Friday, July 6, 2018

Lagg to Whiting Bay+Brodick July 04+05

The combination of challenging and boring continued today but with new levels of difficult.  Bennan Head and Dippin Head, two large boulder fields, had to crossed.  No, they did not.  There are alternate routes, but it was not raining and the tide was right for both exertions, so I undertook them.  It was V E R Y  S  L  O  W going, especially through the second and larger one. One is warned by the almost useless guide book, "Do not underestimate the time it will take you to navigate these boulder fields." It was not so much scary—well, just a little—as nerve wracking because it was hard to know if you were making a good choice every time you took a step. This was not as beyond all as was Worm's Head last summer, but at least at Worm's Head there were lots of other people around as opposed to none today.  There was no escape route, so once committed, you have to get on with it.  Anyway, stepping, lurching, hopping, jumping, sliding, sitting, thinking, balancing with the poles, cursing the poles when they got in the way,  grabbing, and all manner of delicate (!) footwork got me through the pair, between which and after which there was much jungly stuff like yesterday, too, and it was hot, so at the end of it all, I spent seven hours walking ten miles, a record slow time.  There were two more miles to go to get to the B and B where I almost collapsed on the doorstep, and, to revivify,  immediately bought a sparkling water, with two little ice cubes, from the proprietress.

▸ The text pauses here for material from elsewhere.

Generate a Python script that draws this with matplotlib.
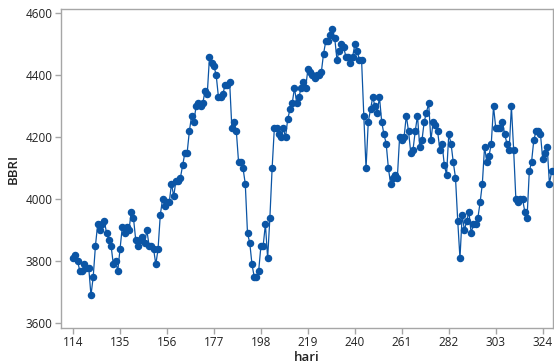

An odd sighting in a desolate spot:



Lone Tree Beach:



Gateway to the boulder field:



Cave with Yawning Mouth:



That there yonder is Holy Island where there is a Buddhist Monastery and Buddhist monks.  People go there to take meditation courses and that sort of thing:


Swans and cygnets:



This fellow was in my way as there was a stile just there:



AND he had friends!  But they all let me pass probably because they were just too hot to move:



Whiting Bay, 6:45 a.m., parents' morning out:



Look at those ear tufts on this little fellow!



The walk started out on a beautiful path up to a waterfall:



Waterfall:


 View of Holy Island when you are much closer to it.  It looks just like Arran Island only smaller:



The low tide route from Lamlash to Brodick was lovely and the tide was out, so it was all good......until I got near a stile that had to be climbed that was blocked by bovines, youngish frisky ones.  There was nowhere for them to go nor did they have any interest in letting me pass.  "Well, at least there is a high route option," I reasoned, and that route was lovely too. In fact it was the prettiest walking of the whole island.  Get to the top, find the path to descend and in a few minutes, see this:



"Bother," thought I.  "I am not going to be deterred.  "I'll just crawl under those trees:"


After "those trees," it was obvious that the route was no longer a route, and I had no idea what to do.  But who should be coming the other way but a family of four.  They had encountered a similar problem and were just avoiding the whole thing and heading back whence they came, but they very kindly helped me figure out a way on to Brodick, which was not difficult but it was long.  This is how a 12 mile day turns into almost 17 miles.

Would I return to Arran Island?  There were some memorable stretches, but on the whole, not a particularly interesting or beautiful walk, and much too much road walking.